Obviously, Harvard's rigorous admission standards, lack of a persuasive recruiting program, absence of a physical education or similar "quasi-academic" major, and refusal to indulge in many other athletic ego-stroking actions, limits the University's appeal. Many of the nation's blue-chip prospects, who have athletic tunnel vision and hunger for a high-caliber program, are not going to be attracted by the educational advantages of a Harvard. Yet inexplicably, Harvard often competes against the very schools that do harbor such hot-shots. The handicap that Crimson teams must confront in contests is both clear and substantial.

INTERMITTENT sucesses only provide the architects of such a program with a false sense of progress. The self-delusion, though, is apparent; take, for example, the case of the men's swim team.

Joe Bernal has built a small dynasty in his new Blodgett Palace, and the aquamen have risen to the top of the Eastern ranks. This year, when Bernal decided to test the Crimson's prowess against a national power, he brought Indiana to town. Amazingly, Harvard dumped to Hoosiers, bringing chaos to the national rankings and raising questions about the omnipotence of Harvard swimming.

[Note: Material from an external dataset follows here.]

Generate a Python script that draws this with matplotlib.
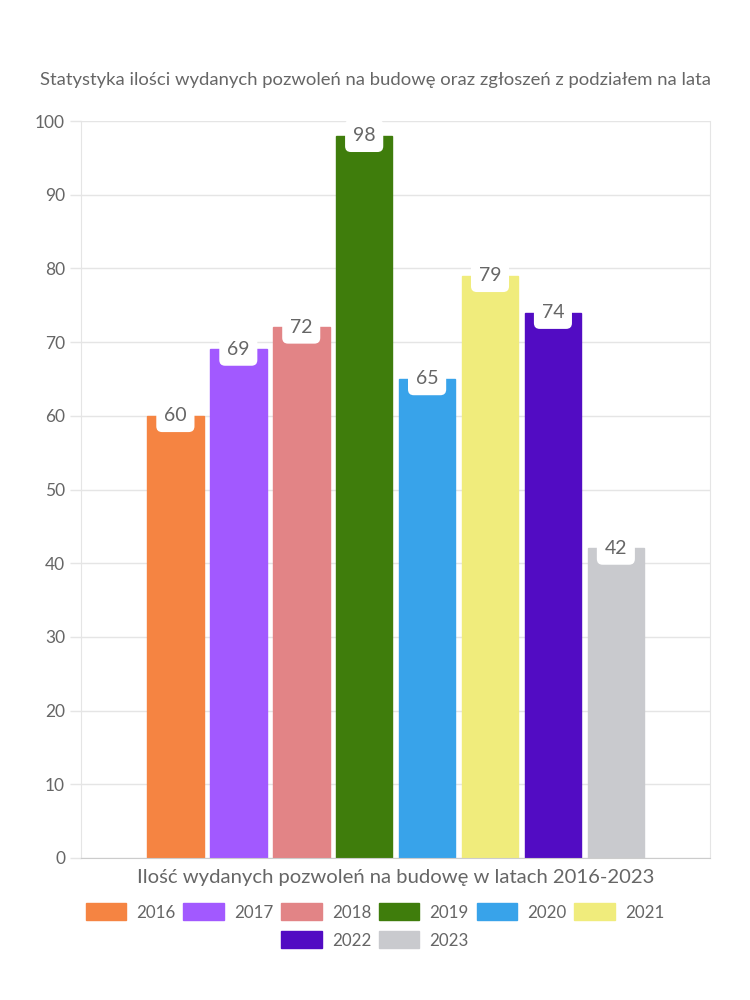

On the surface, it seemed Harvard had achieved national stature while, ostensibly, maintaining its student-academic standards.

But three weeks later, the falseness of that proposition was driven home: Harvard did a nose dive in the Nationals. At its peak, Harvard could up end a national power that was saving something for those Nationals; but that Championship meet showed that, Harvard University, is still a long way from athletic superstardom on a large-scale level.

However, Harvard people are proud, and though they won't openly claim that the school boasts national sports power, they also won't readily humble themselves to admitting that we have a program that just cannot stack up against "major-leaguing" sports universities. And it shouldn't--not if this is going to remain the nation's foremost educational institution. Unfortunately, very few people can combine top-flight scholarship with superstar capabilities: most mortals must choose one or the other, making the second choice an avocation, more than a profession. (In that rare category of scholar-athletes, Harvard draws a fairly good proportion of the people: but such wonders prove too few and far between to provide the solid groundwork for an outstanding sports program.

The tragedy emerges as the Harvard program drifts toward the mythical status of all-powerful, while athletes in Cambridge are constantly churned up by contradictory forces. The problem can be seen most clearly in the women's sports program here, which has bounded to great heights in the past four years.

In the midst of Title IX equality gibberish, women's sports got an administrative push, and the women responded. An influx of coaches; the appearance of amenities such as lockerrooms, uniforms, traveling budgets, and so forth; as well as a gradual effort to attract more high school-trained women athletes, turned around such programs as basketball soccer, lacrosse and swimming.

Most dramatically, the soccer team, after only its second year of varsity status, rose to supremacy in the East--and perhaps the nation--tying for top honors last fall in the regional championship (there is no organized national playoff yet), but improvement has come at a cost--to both women and coaches.

Many of the "older" women--juniors and seniors--have found themselves ousted from teams by a new crop of well-trained, specialty athletes--students who have entered with strong high school backgrounds and a desire to exel in a specific sport. Also, many women who came here believing the sports program would be a somewhat low-pressure athletic opportunity have flinched at the impact of accelerating competitiveness; and many of them, especially the juniors and seniors, have fled interscholastic sports, succumbing to the pressures of trying to practice and study.